Seen from this point of view, what but a fool's-play is this terrestrial world with all its superficial glitter, in which there is nothing eternal or permanent, and nothing certain but death ? What is its superficial morality, resulting from fear of punishment or hope of reward ? What is its sham charity, exercised for the purpose of gratifying one's own vanity, and with the purpose of boasting and bragging about it ? What are its philosophical speculations based on the plausibility of appearances, instead of on a knowledge of real truth ? What are its scientific accomplishments, enabling the shells of men and women to live in comfort for a few years, and to be rapidly transported from one place to another, while their real selves, their souls, sunk in the mire [Page 10] of materiality and sensualism, become more and more petrified in eternal death ? What is vice and what is “virtue" except the outgrowth of the conditions by which man is or has been surrounded ? What is man himself but an evanescent shadow, an organized centre resulting from certain vibrations of matter, and in which universal powers are manifesting themselves for the time being ? There is nothing real in him but God. This God will continue to be when all the great phantasmagoria of the universe, created by his divine imagination, will have disappeared from the field of his own divine consciousness. He will continue to be in a conscious or unconscious state according to the amount of self-consciousness which he has attained within the forms which He created Himself. We are the instruments through which God awakens to His own divine self-consciousness, and to enable Him, by creating the necessary conditions, to attain the greatest amount of self-consciousness within ourselves, this alone is what we call Practical Theosophy.

It will therefore appear that from this point of view neither a belief in “Rings and Rounds" in Kama Loka or Re-incarnation, nor a belief in the possibility of the wonders of Alchemy, nor even the practice of morality and charity, or the giving of alms, is Theosophy.
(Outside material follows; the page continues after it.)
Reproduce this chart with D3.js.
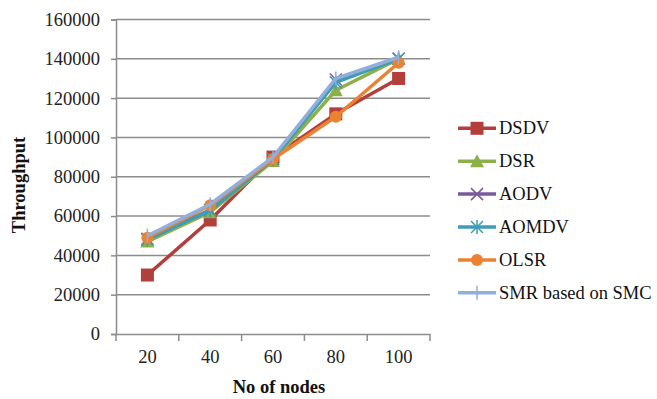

All these things may be both useful and good; external learning may be useful to those who are incapable of looking within themselves; the practice of virtue will develop the power to rise up to that level which one must reach before he can rise above it; but none of these are Divine Wisdom; they are merely steps leading up to the plane where Divine Wisdom begins.

Can those who have at least partly grasped the truth, aid those who are unable to grasp it themselves ? All that one man can do for another in this respect is to induce him to think. If the world were flooded with so-called theosophical literature, it would make no impression on those who had no desire for such information, while, for those who desire it, sufficient already exists. I, for one, believe that there is a law of divine justice, according to which everyone receives that which he deserves. To attempt to force one's doctrines upon the world, and to make proselytes of persons against their will, would mean to try to improve on the laws of divine justice and to assume the prerogatives of divine wisdom. I have invariably found that fruits fall from the trees when they are matured, and that those who desire spiritual knowledge find the way to attain it either by external or internal means. A candle lighted at night will be no adequate substitute for the light of the day, for when the sun rises everyone sees the light, and the candle is useless. Likewise there are in the spiritual aspect of the universe certain ruling constellations which were known to some of the ancients, and are known to modern enlightened minds. As long as the necessary constellations do not exist, all attempts to diffuse occult knowledge will merely create disturbances in the mental atmosphere and confuse the [Page 11] minds, causing new quarrels, discussions, and sectarian difficulties. Only when the sun enters the sign of the Ram — that is to say when Wisdom enters into Power — then will the eyes of the world be opened to behold the daybreak of a new morning, and like as a person, with a sigh of relief, awakes from a sleep that has been disturbed by a hideous nightmare, so will we awaken to the realization that “life" is a grand illusion, that we have been running after empty shadows, and that there is real life, and peace, and happiness, and knowledge to be found within the self-consciousness of eternal Truth.